A representative batch of the best Squeezings appear on the “A Round and a Bout” live album, released through I.R.S. Records on the Deptford Fun City label, the banner under which they released their first EP in 1974.

The live album, Tilbrook felt, “was a convenient time for a couple of reasons to put the cork on that bottle of Squeeze in the ‘80s. They were the last shows we did with Jools (keyboardist Jools Holland, who left the band in January to work on a British TV show), which is the end of an era, Mark II for us. And besides, we never wanted to do a live album because it always seemed it would be a distraction from whatever else we would be doing. But seeing there was going to be nothing happening for this year particularly, between labels, it seemed a good time to put one out. I’m very pleased with it.”

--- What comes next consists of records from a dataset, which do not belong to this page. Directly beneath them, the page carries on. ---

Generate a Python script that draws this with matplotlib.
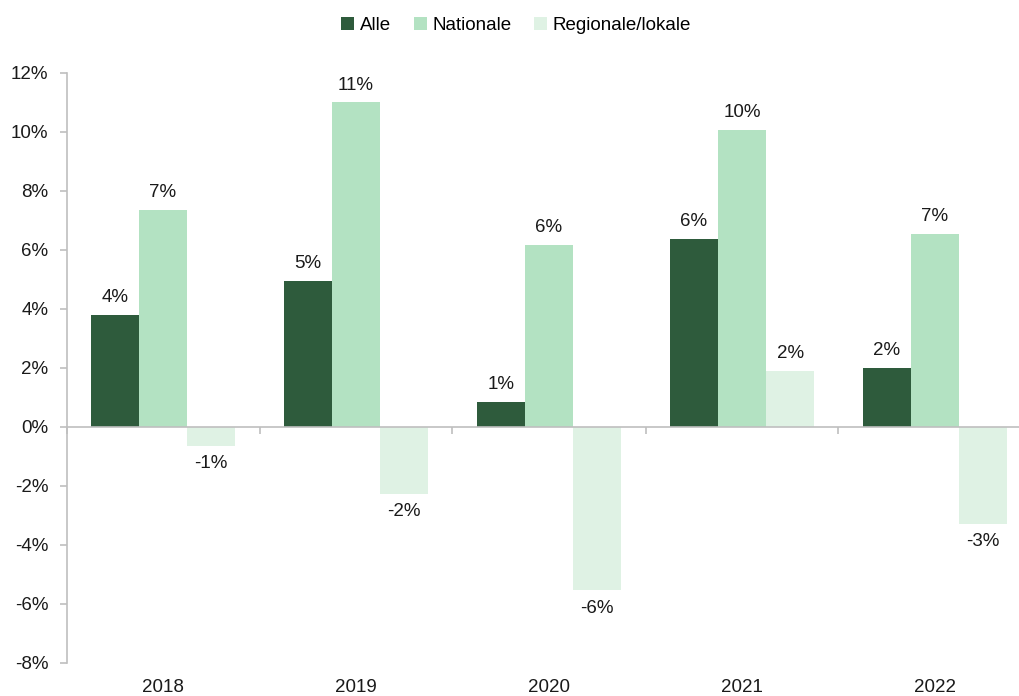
import matplotlib.pyplot as plt
import numpy as np
from matplotlib.transforms import blended_transform_factory

plt.rcParams['font.family'] = ['Liberation Sans', 'DejaVu Sans']

years = ['2018', '2019', '2020', '2021', '2022']
series_names = ['Alle', 'Nationale', 'Regionale/lokale']
alle = [3.8, 4.95, 0.85, 6.37, 2.0]
nationale = [7.36, 11.0, 6.17, 10.07, 6.54]
regionale = [-0.64, -2.27, -5.53, 1.9, -3.29]
colors = ['#2e5b3c', '#b3e2c2', '#dff2e4']

fig = plt.figure(figsize=(10.2, 6.96), dpi=100)
ax = fig.add_axes([66.5 / 1020, 33.3 / 696, 965 / 1020, 590 / 696])

x = np.arange(len(years))
width = 0.25
for i, (name, vals) in enumerate(zip(series_names, [alle, nationale, regionale])):
    pos = x + (i - 1) * width
    ax.bar(pos, vals, width, color=colors[i], label=name, zorder=2)
    for p, v in zip(pos, vals):
        txt = f"{round(v):.0f}%"
        if v >= 0:
            ax.annotate(txt, (p, v), xytext=(0, 6), textcoords='offset points',
                        ha='center', va='bottom', fontsize=13.5, color='#1a1a1a')
        else:
            ax.annotate(txt, (p, v), xytext=(0, -7), textcoords='offset points',
                        ha='center', va='top', fontsize=13.5, color='#1a1a1a')

ax.set_xlim(-0.5, len(years) - 0.5)
ax.set_ylim(-8, 12)
ax.set_yticks(np.arange(-8, 13, 2))
ax.set_yticklabels([f"{t}%" for t in range(-8, 13, 2)], fontsize=13.5, color='#1a1a1a')

# x axis at zero with ticks between categories
ax.spines['bottom'].set_position(('data', 0))
ax.set_xticks(np.arange(-0.5, len(years), 1.0))
ax.set_xticklabels([])
ax.tick_params(axis='x', direction='out', length=5, color='#bfbfbf', width=1.2)
ax.tick_params(axis='y', direction='out', length=5, color='#bfbfbf', width=1.2, pad=8)

trans = blended_transform_factory(ax.transData, ax.transAxes)
for xi, y in zip(x, years):
    ax.text(xi, -0.028, y, transform=trans, ha='center', va='top', fontsize=13.5, color='#1a1a1a')

for s in ['top', 'right']:
    ax.spines[s].set_visible(False)
for s in ['left', 'bottom']:
    ax.spines[s].set_color('#bfbfbf')
    ax.spines[s].set_linewidth(1.2)
ax.spines['bottom'].set_zorder(3)

fig.legend(loc='upper center', bbox_to_anchor=(0.506, 1.0), ncol=3, frameon=False,
           fontsize=13.5, handlelength=0.7, handleheight=0.7, handletextpad=0.3,
           columnspacing=1.2)

fig.savefig('out.png', dpi=100)
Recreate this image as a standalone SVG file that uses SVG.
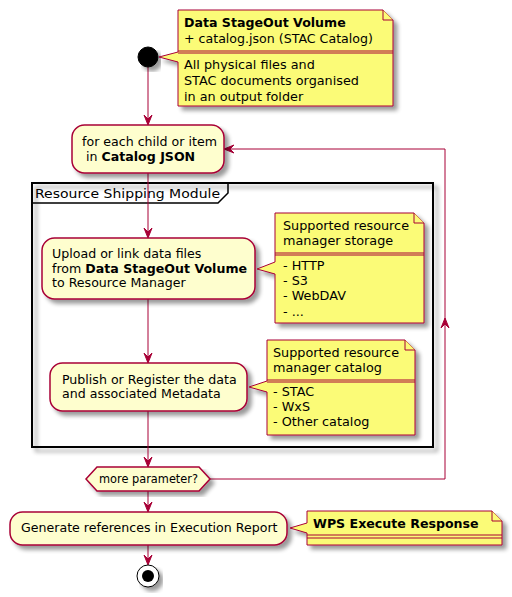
<svg xmlns="http://www.w3.org/2000/svg" width="512" height="597" viewBox="0 0 512 597">
<defs>
<filter id="sh" x="-5%" y="-5%" width="120%" height="130%">
<feGaussianBlur in="SourceAlpha" stdDeviation="2" result="b"/>
<feOffset dx="4" dy="4" in="b" result="o"/>
<feComponentTransfer in="o" result="o2"><feFuncA type="linear" slope="0.4"/></feComponentTransfer>
<feMerge><feMergeNode in="o2"/><feMergeNode in="SourceGraphic"/></feMerge>
</filter>
</defs>
<style>
text{font-family:"DejaVu Sans",Verdana,sans-serif;font-size:12.6px;fill:#000}
.n{font-size:12.8px}
.b{font-weight:bold}
.act{fill:#FEFECE;stroke:#A80036;stroke-width:1.5}
.note{fill:#FBFB77;stroke:#A80036;stroke-width:1}
.ln{fill:none;stroke:#A80036;stroke-width:1}
.ah{fill:#A80036;stroke:#A80036;stroke-width:1}
.sep{stroke:#A80036;stroke-width:1}
</style>
<rect width="512" height="597" fill="#FFFFFF"/>

<g id="frame">
<rect x="32" y="183" width="401" height="264" fill="none" stroke="#000" stroke-width="2" filter="url(#sh)"/>
<path d="M32,183 L228,183 L228,193 L218,203 L32,203" fill="none" stroke="#000" stroke-width="1.5"/>
<text x="35" y="198" font-size="15" textLength="185" lengthAdjust="spacingAndGlyphs">Resource Shipping Module</text>
</g>

<g id="connectors">
<line class="ln" x1="148" y1="67" x2="148" y2="124"/>
<polygon class="ah" points="144,115 148,125 152,115 148,119"/>
<line class="ln" x1="148" y1="173" x2="148" y2="237"/>
<polygon class="ah" points="144,228 148,238 152,228 148,232"/>
<line class="ln" x1="148" y1="299" x2="148" y2="362"/>
<polygon class="ah" points="144,353 148,363 152,353 148,357"/>
<line class="ln" x1="148" y1="411" x2="148" y2="466"/>
<polygon class="ah" points="144,457 148,467 152,457 148,461"/>
<line class="ln" x1="148" y1="491" x2="148" y2="511"/>
<polygon class="ah" points="144,502 148,512 152,502 148,506"/>
<line class="ln" x1="148" y1="545" x2="148" y2="564"/>
<polygon class="ah" points="144,555 148,565 152,555 148,559"/>
<polyline class="ln" points="210,479 445,479 445,149 225,149"/>
<polygon class="ah" points="441,328 445,318 449,328 445,324"/>
<polygon class="ah" points="234,145 224,149 234,153 230,149"/>
</g>

<g id="start">
<circle cx="148" cy="57" r="10" fill="#000" stroke="#000" filter="url(#sh)"/>
</g>

<g id="note1">
<path class="note" filter="url(#sh)" d="M178,10 L383,10 L393,20 L393,106 L178,106 L178,62 L159,57 L178,52 Z"/>
<path class="note" d="M383,10 L383,20 L393,20"/>
<line class="sep" x1="178" y1="51" x2="393" y2="51"/>
<line class="sep" x1="178" y1="53" x2="393" y2="53"/>
<text x="184" y="27" class="b" font-size="13.3">Data StageOut Volume</text>
<text x="184" y="43" font-size="13.3">+ catalog.json (STAC Catalog)</text>
<text x="184" y="69" class="n">All physical files and</text>
<text x="184" y="85" class="n">STAC documents organised</text>
<text x="184" y="101" class="n">in an output folder</text>
</g>

<g id="foreach">
<rect class="act" x="72" y="125" width="152" height="48" rx="12.5" filter="url(#sh)"/>
<text x="82" y="146">for each child or item</text>
<text x="82" y="161" xml:space="preserve"> in <tspan class="b">Catalog JSON</tspan></text>
</g>

<g id="upload">
<rect class="act" x="42" y="238" width="213" height="61" rx="12.5" filter="url(#sh)"/>
<text x="52" y="258">Upload or link data files</text>
<text x="52" y="273">from <tspan class="b">Data StageOut Volume</tspan></text>
<text x="52" y="287">to Resource Manager</text>
</g>

<g id="note2">
<path class="note" filter="url(#sh)" d="M275,213 L414,213 L424,223 L424,323 L275,323 L275,274 L257,269 L275,262 Z"/>
<path class="note" d="M414,213 L414,223 L424,223"/>
<line class="sep" x1="275" y1="253" x2="424" y2="253"/>
<line class="sep" x1="275" y1="255" x2="424" y2="255"/>
<text x="283" y="230" class="n">Supported resource</text>
<text x="283" y="245" class="n">manager storage</text>
<text x="283" y="270" class="n">- HTTP</text>
<text x="283" y="285" class="n">- S3</text>
<text x="283" y="300" class="n">- WebDAV</text>
<text x="283" y="316" class="n">- ...</text>
</g>

<g id="publish">
<rect class="act" x="50" y="363" width="197" height="48" rx="12.5" filter="url(#sh)"/>
<text x="62" y="384">Publish or Register the data</text>
<text x="62" y="398">and associated Metadata</text>
</g>

<g id="note3">
<path class="note" filter="url(#sh)" d="M267,340 L405,340 L415,350 L415,435 L267,435 L267,392 L249,387 L267,381 Z"/>
<path class="note" d="M405,340 L405,350 L415,350"/>
<line class="sep" x1="267" y1="380" x2="415" y2="380"/>
<line class="sep" x1="267" y1="382" x2="415" y2="382"/>
<text x="273" y="357" class="n">Supported resource</text>
<text x="273" y="372" class="n">manager catalog</text>
<text x="273" y="396" class="n">- STAC</text>
<text x="273" y="411" class="n">- WxS</text>
<text x="273" y="426" class="n">- Other catalog</text>
</g>

<g id="decision">
<polygon class="act" points="86,479 97,467 199,467 210,479 199,491 97,491" filter="url(#sh)"/>
<text x="99" y="483" font-size="11" textLength="99" lengthAdjust="spacingAndGlyphs">more parameter?</text>
</g>

<g id="generate">
<rect class="act" x="10" y="512" width="277" height="33" rx="12.5" filter="url(#sh)"/>
<text x="21" y="532">Generate references in Execution Report</text>
</g>

<g id="note4">
<path class="note" filter="url(#sh)" d="M307,511 L492,511 L502,521 L502,545 L307,545 L307,533 L290,528 L307,523 Z"/>
<path class="note" d="M492,511 L492,521 L502,521"/>
<line class="sep" x1="307" y1="535" x2="502" y2="535"/>
<line class="sep" x1="307" y1="538" x2="502" y2="538"/>
<text x="313" y="528" class="b" font-size="14">WPS Execute Response</text>
</g>

<g id="end">
<circle cx="148" cy="576" r="11" fill="#FFFFFF" stroke="#000" stroke-width="1" filter="url(#sh)"/>
<circle cx="148" cy="576" r="6" fill="#000"/>
</g>
</svg>
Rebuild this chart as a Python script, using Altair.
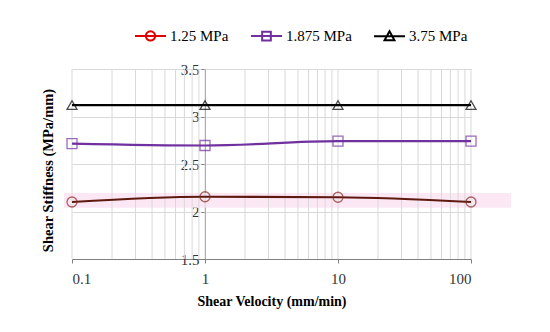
import altair as alt
import pandas as pd

# ---- data ----
velocity = [0.1, 1, 10, 100]
stiff_125 = [2.10, 2.155, 2.15, 2.10]
stiff_1875 = [2.715, 2.695, 2.74, 2.74]
stiff_375 = [3.12, 3.12, 3.12, 3.12]
series = ["1.25 MPa", "1.875 MPa", "3.75 MPa"]

x_major = [0.1, 1, 10, 100]
x_grid = [0.1, 0.2, 0.3, 0.4, 0.5, 0.6, 0.7, 0.8, 0.9,
          1, 2, 3, 4, 5, 6, 7, 8, 9,
          10, 20, 30, 40, 50, 60, 70, 80, 90, 100]
y_ticks = [1.5, 2, 2.5, 3, 3.5]

band_x = [0.087, 200]
band_y = [2.04, 2.195]

legend_colors = ["#E00000", "#7030A0", "#000000"]
line_colors = ["#5E1A0E", "#7030A0", "#000000"]
marker_colors = ["#8A2A20", "#7030A0", "#000000"]
marker_shapes = ["circle", "square", "triangle-up"]
legend_shapes = [
    "M-1,0H1M-0.3,0A0.3,0.3,0,1,1,0.3,0A0.3,0.3,0,1,1,-0.3,0Z",
    "M-1,0H1M-0.28,-0.28H0.28V0.28H-0.28Z",
    "M-1,0H1M0,-0.32L0.32,0.26H-0.32Z",
]

rows = []
for name, vals in zip(series, [stiff_125, stiff_1875, stiff_375]):
    for v, s in zip(velocity, vals):
        rows.append({"v": v, "s": s, "series": name})
df = pd.DataFrame(rows)
grid_df = pd.DataFrame({"g": x_grid})
band_df = pd.DataFrame({"x0": [band_x[0]], "x1": [band_x[1]],
                        "y0": [band_y[0]], "y1": [band_y[1]]})

FONT = "Liberation Serif"
W, H = 399, 190

xscale = alt.Scale(type="log", domain=[0.1, 100], nice=False)
yscale = alt.Scale(domain=[1.5, 3.5], zero=False, nice=False)

x_axis = alt.Axis(values=x_major, format="~g", grid=False, title="Shear Velocity (mm/min)",
                  domainColor="#808080", tickColor="#808080", tickSize=4,
                  labelFont=FONT, labelFontSize=15, labelColor="#333333", labelPadding=8,
                  titleFont=FONT, titleFontSize=14, titleFontWeight="bold",
                  titleColor="#000000", titlePadding=8)
y_axis = alt.Axis(values=y_ticks, format="~g", grid=True, gridColor="#D9D9D9",
                  offset=-133, title="Shear Stiffness (MPa/mm)",
                  titleX=-157, titleY=101, titleBaseline="middle", titleAngle=-90,
                  domainColor="#808080", tickColor="#808080", tickSize=4,
                  labelFont=FONT, labelFontSize=15, labelColor="#333333", labelPadding=2,
                  titleFont=FONT, titleFontSize=14.5, titleFontWeight="bold",
                  titleColor="#000000")

band = alt.Chart(band_df).mark_rect(fill="#FCE4F4", opacity=0.9).encode(
    x=alt.X("x0:Q", scale=xscale, axis=x_axis),
    x2="x1:Q",
    y=alt.Y("y0:Q", scale=yscale, axis=y_axis),
    y2="y1:Q",
)

vgrid = alt.Chart(grid_df).mark_rule(color="#D9D9D9", strokeWidth=1).encode(
    x=alt.X("g:Q", scale=xscale),
)

lines = alt.Chart(df).mark_line(interpolate="monotone", strokeWidth=2.2).encode(
    x=alt.X("v:Q", scale=xscale),
    y=alt.Y("s:Q", scale=yscale),
    color=alt.Color("series:N", scale=alt.Scale(domain=series, range=line_colors), legend=None),
    detail="series:N",
)

points = alt.Chart(df).mark_point(filled=False, size=100, strokeWidth=1.3).encode(
    x=alt.X("v:Q", scale=xscale),
    y=alt.Y("s:Q", scale=yscale),
    color=alt.Color("series:N", scale=alt.Scale(domain=series, range=marker_colors), legend=None),
    shape=alt.Shape("series:N", scale=alt.Scale(domain=series, range=marker_shapes), legend=None),
)

leg = alt.Legend(title=None, orient="none", direction="horizontal", legendX=62, legendY=-50,
                 symbolSize=961, symbolStrokeWidth=2, symbolOpacity=1, symbolFillColor="transparent",
                 labelFont=FONT, labelFontSize=15, labelColor="#000000", labelOffset=3,
                 columnPadding=18)

legend_layer = alt.Chart(df).mark_point(filled=False, opacity=0).encode(
    x=alt.X("v:Q", scale=xscale),
    y=alt.Y("s:Q", scale=yscale),
    color=alt.Color("series:N", scale=alt.Scale(domain=series, range=legend_colors), legend=leg),
    shape=alt.Shape("series:N", scale=alt.Scale(domain=series, range=legend_shapes), legend=leg),
)

chart = alt.layer(band, vgrid, lines, points, legend_layer).resolve_scale(
    color="independent", shape="independent"
).properties(
    width=W, height=H,
    padding={"left": 64, "top": 61, "right": 70, "bottom": 60},
    autosize=alt.AutoSizeParams(type="none"),
    background="white",
).configure_view(strokeWidth=0)

chart.save("out.html", embed_options={"renderer": "svg", "actions": False})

The group has hopes of landing Don Was to produce its next album. Three songs likely to be on it, “Sunday Street,” “To Walk a Straight Line” and “There is a Voice,” appear in Squeeze’s current live set on the Fleetwood Mac tour.

Advertisement

Being the opening act on such a tour involves playing nightly for an audience that isn’t necessarily there to see you, but Tilbrook said, “I think that’s great. It’s a challenge to rally against what could be the audience’s indifference to us. I find that situation very inspiring.

“The first couple of shows went disastrously for us. The whole production was running late so we didn’t get a sound check and our sound guy was off at his sister’s wedding. It generally wasn’t very good. But I think we’re getting through now.”

Though far from ever being a punk outfit, Squeeze did initially ride in on punk’s spiked wave of enthusiasm and reaction to bloated “superstar” rock. At that time, Fleetwood Mac was often cited as a prime offender in that category, but Tilbrook sees nothing odd in being billed with the veteran multi-platinum-selling band.

“I think it’s a great pairing,” Tilbrook said. “Watching Fleetwood Mac, they’ve got some great songs and arrangements. I think they’re an interesting band. And I think their audience is the sort of audience that could be listening to us, if only they knew about us.”